* **Written problem**
Exactly repeat the material, dropping only the pictures.

* **Provided records**
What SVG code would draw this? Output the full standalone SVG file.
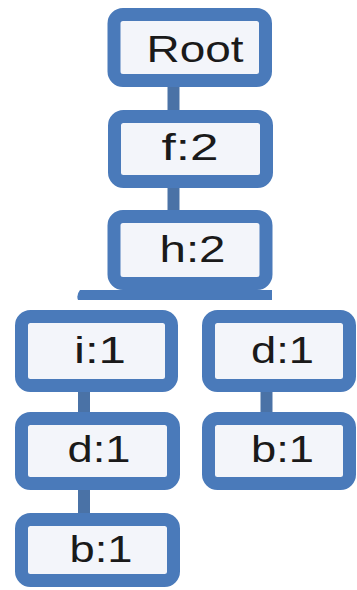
<svg xmlns="http://www.w3.org/2000/svg" width="357" height="590" viewBox="0 0 357 590">
<style>
.box{fill:#f3f5fa;stroke:#4a7aba;stroke-width:13;stroke-linejoin:round}
.lbl{font-family:"Liberation Sans","Open Sans",sans-serif;font-size:36px;fill:#1a1a1a;text-anchor:middle}
.conn{stroke:#4a72a6;stroke-width:12;fill:none}
</style>
<rect width="357" height="590" fill="#ffffff"/>
<g id="connectors">
<line class="conn" x1="173.5" y1="84" x2="173.5" y2="112"/>
<line class="conn" x1="173.5" y1="186" x2="173.5" y2="212"/>
<path d="M80 290 H272 V300 H78 Q76 295 80 290 Z" fill="#4a7aba"/>
<line class="conn" x1="84" y1="390" x2="84" y2="414"/>
<line class="conn" x1="266.5" y1="390" x2="266.5" y2="414"/>
<line class="conn" x1="84" y1="488" x2="84" y2="515"/>
</g>
<g id="node-root">
<rect class="box" x="114" y="14.5" width="151.5" height="66" rx="9"/>
<text class="lbl" x="195" y="62" textLength="97" lengthAdjust="spacingAndGlyphs">Root</text>
</g>
<g id="node-f2">
<rect class="box" x="114.5" y="116.5" width="152" height="65" rx="9"/>
<text class="lbl" x="190" y="160" textLength="57" lengthAdjust="spacingAndGlyphs">f:2</text>
</g>
<g id="node-h2">
<rect class="box" x="114" y="216.5" width="152" height="67" rx="9"/>
<text class="lbl" x="192.5" y="262" textLength="66" lengthAdjust="spacingAndGlyphs">h:2</text>
</g>
<g id="node-i1">
<rect class="box" x="21.5" y="316.5" width="150" height="69" rx="9"/>
<text class="lbl" x="100" y="363" textLength="52" lengthAdjust="spacingAndGlyphs">i:1</text>
</g>
<g id="node-d1-right">
<rect class="box" x="208.5" y="316.5" width="141" height="69" rx="9"/>
<text class="lbl" x="282.5" y="363" textLength="63" lengthAdjust="spacingAndGlyphs">d:1</text>
</g>
<g id="node-d1-left">
<rect class="box" x="21.5" y="418.5" width="152" height="65" rx="9"/>
<text class="lbl" x="99" y="462" textLength="63" lengthAdjust="spacingAndGlyphs">d:1</text>
</g>
<g id="node-b1-right">
<rect class="box" x="208.5" y="418.5" width="141" height="65" rx="9"/>
<text class="lbl" x="282.5" y="462" textLength="63" lengthAdjust="spacingAndGlyphs">b:1</text>
</g>
<g id="node-b1-left">
<rect class="box" x="21.5" y="519.5" width="152" height="61" rx="9"/>
<text class="lbl" x="101" y="562" textLength="63" lengthAdjust="spacingAndGlyphs">b:1</text>
</g>
</svg>
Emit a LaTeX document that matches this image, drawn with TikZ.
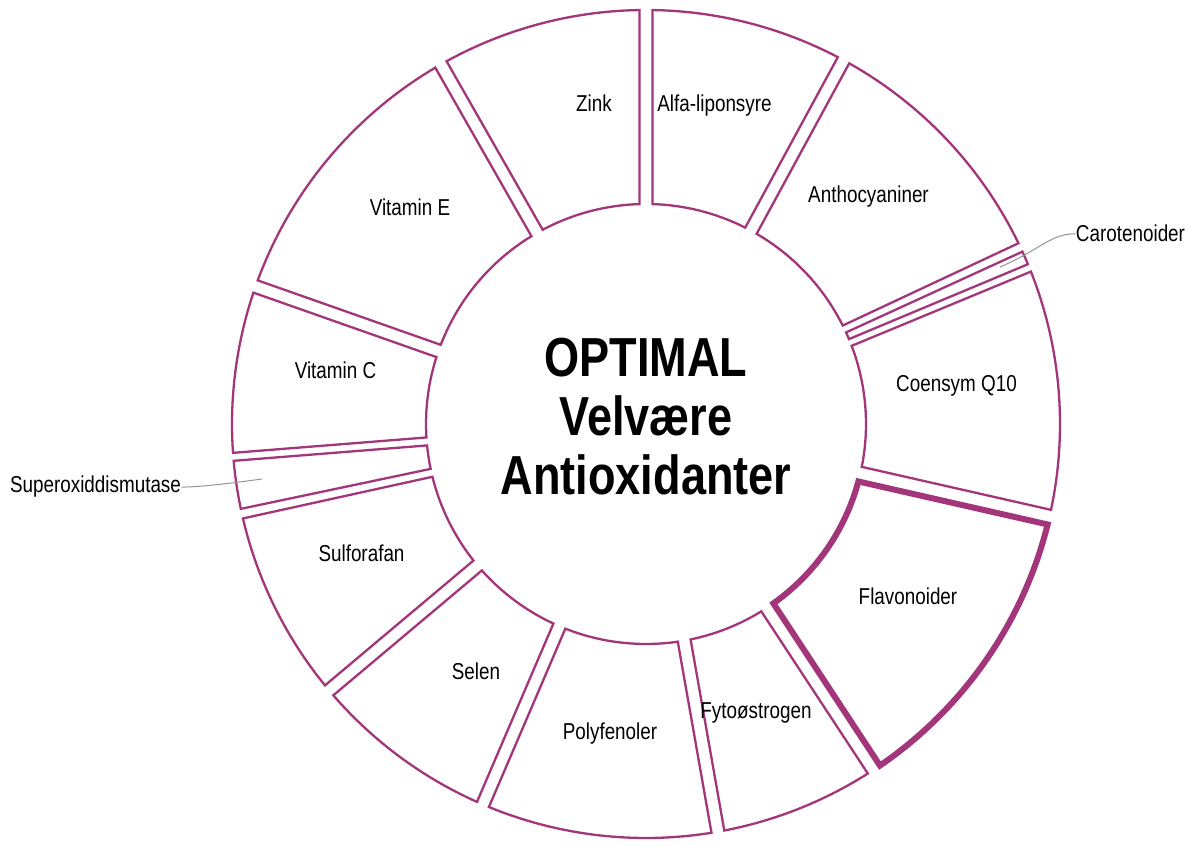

* **Response below**
What SVG code would draw this? Output the full standalone SVG file.
<svg xmlns="http://www.w3.org/2000/svg" width="357" height="590" viewBox="0 0 357 590">
<style>
.box{fill:#f3f5fa;stroke:#4a7aba;stroke-width:13;stroke-linejoin:round}
.lbl{font-family:"Liberation Sans","Open Sans",sans-serif;font-size:36px;fill:#1a1a1a;text-anchor:middle}
.conn{stroke:#4a72a6;stroke-width:12;fill:none}
</style>
<rect width="357" height="590" fill="#ffffff"/>
<g id="connectors">
<line class="conn" x1="173.5" y1="84" x2="173.5" y2="112"/>
<line class="conn" x1="173.5" y1="186" x2="173.5" y2="212"/>
<path d="M80 290 H272 V300 H78 Q76 295 80 290 Z" fill="#4a7aba"/>
<line class="conn" x1="84" y1="390" x2="84" y2="414"/>
<line class="conn" x1="266.5" y1="390" x2="266.5" y2="414"/>
<line class="conn" x1="84" y1="488" x2="84" y2="515"/>
</g>
<g id="node-root">
<rect class="box" x="114" y="14.5" width="151.5" height="66" rx="9"/>
<text class="lbl" x="195" y="62" textLength="97" lengthAdjust="spacingAndGlyphs">Root</text>
</g>
<g id="node-f2">
<rect class="box" x="114.5" y="116.5" width="152" height="65" rx="9"/>
<text class="lbl" x="190" y="160" textLength="57" lengthAdjust="spacingAndGlyphs">f:2</text>
</g>
<g id="node-h2">
<rect class="box" x="114" y="216.5" width="152" height="67" rx="9"/>
<text class="lbl" x="192.5" y="262" textLength="66" lengthAdjust="spacingAndGlyphs">h:2</text>
</g>
<g id="node-i1">
<rect class="box" x="21.5" y="316.5" width="150" height="69" rx="9"/>
<text class="lbl" x="100" y="363" textLength="52" lengthAdjust="spacingAndGlyphs">i:1</text>
</g>
<g id="node-d1-right">
<rect class="box" x="208.5" y="316.5" width="141" height="69" rx="9"/>
<text class="lbl" x="282.5" y="363" textLength="63" lengthAdjust="spacingAndGlyphs">d:1</text>
</g>
<g id="node-d1-left">
<rect class="box" x="21.5" y="418.5" width="152" height="65" rx="9"/>
<text class="lbl" x="99" y="462" textLength="63" lengthAdjust="spacingAndGlyphs">d:1</text>
</g>
<g id="node-b1-right">
<rect class="box" x="208.5" y="418.5" width="141" height="65" rx="9"/>
<text class="lbl" x="282.5" y="462" textLength="63" lengthAdjust="spacingAndGlyphs">b:1</text>
</g>
<g id="node-b1-left">
<rect class="box" x="21.5" y="519.5" width="152" height="61" rx="9"/>
<text class="lbl" x="101" y="562" textLength="63" lengthAdjust="spacingAndGlyphs">b:1</text>
</g>
</svg>
Emit a LaTeX document that matches this image, drawn with TikZ.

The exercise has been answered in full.